Conservation stabilises an item, archaeological conservation has the same aim but is working in and on different conditions and materials. While in the ground, the environment is stable and the artefacts have generally stabilised within that environment. Once excavated and exposed to different and changing environmental conditions, artefacts can rapidly deteriorate. With a comprehensive understanding of both archaeology and conservation, Endangered Heritage can intercede in the deterioration process and stabilise artifacts of a multitude of material types before the research potential is lost.
Endangered Heritage also offers Finds Management, which is often integrated with archaeological conservation in the field, allowing a conservator to assess the conditions of the excavated objects as soon as possible, photograph the artefacts before any deterioration occurs, and advise on or do the storage of the objects to best stabilise them in their new environment.
The Archaeological Conservation Department at Endangered Heritage consists of two trained Archaeologists, who are also trained Conservators, along with Conservators of other specialisations working across varied departments.
Archaeological Conservation can cover everything from Ancient Egyptian Bronzes to Bakelite Plastic and everything in between. This makes it imperative to have a team with a range of experiences, who still have a comprehensive understanding of archaeological conditions.

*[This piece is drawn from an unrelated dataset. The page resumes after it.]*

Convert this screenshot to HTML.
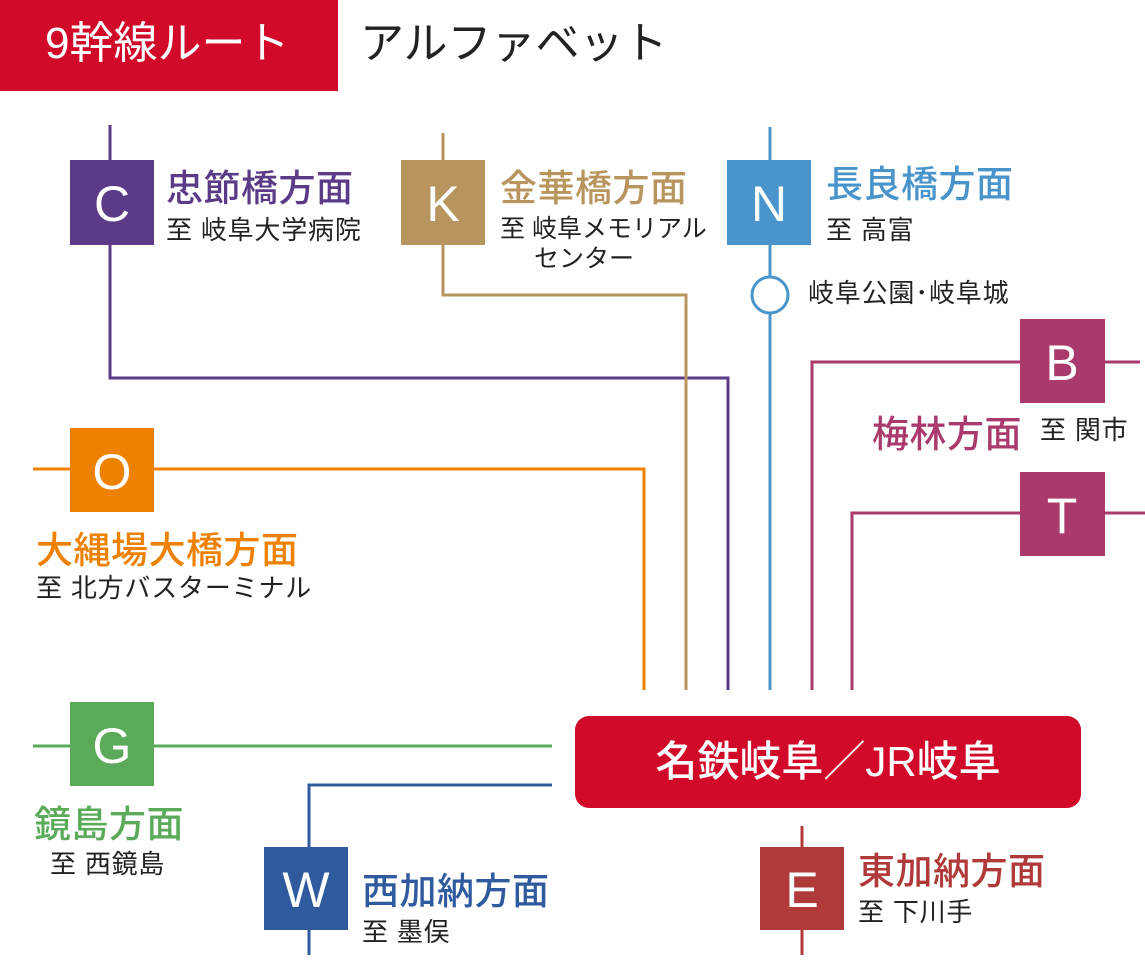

With the creation of a database of finds, the information gathered from an archaeological excavation can be utilised straight away. As part of this service, Endangered Heritage also dry brushes the finds to remove damaging dirt, and then stores the finds in archival materials to stop deterioration while still in the field and once in long term storage.
This also ensures that finds of particular interest are ready to be shown to stakeholders when needed.
Archival storage is of paramount importance for archaeological finds as they have been removed from an environmentally stable condition and will be reacting and deteriorating rapidly as they try to re-stabilise.
These processes can be interrupted with the right storage solutions. However, each material type required different conditions.
The team at Endangered Heritage can advise you or your client on how to best store these archaeological finds.
With experience in monitoring work for infrastructure projects, Endangered Heritage is available to complete monitoring works or to complement your team.
Endangered Heritage has two trained archaeologists on staff available to assist with any excavation needs.
With experience in the Australian Capital Territory, New South Wales, and Tasmania in Australia, and the Philippines, the United States of America internationally. We have worked on both history and indigenous sites.
Senior Objects Conservator and Head Archaeological Conservator
Endangered Heritage 's resident overachiever, Bretony is the only person in Australia with qualifications in both Archelogy and Conservation. While she specialises in Objects Conservation, particularly Archaeological Conservation, she is also adding to her skills as a Textiles Conservator. Her specialisations in Archaeological Conservation include metals, waterlogged wood and leather, ceramics and glass, in addition to storage and transport.
Although Bretony is no slouch academically, with her two Bachelor Degrees and a Masters, her experience conducting archaeological fieldwork and archaeological conservation all around the world, plus her insights as a member of the ICON and ICOMOS, makes her a valuable asset to any team.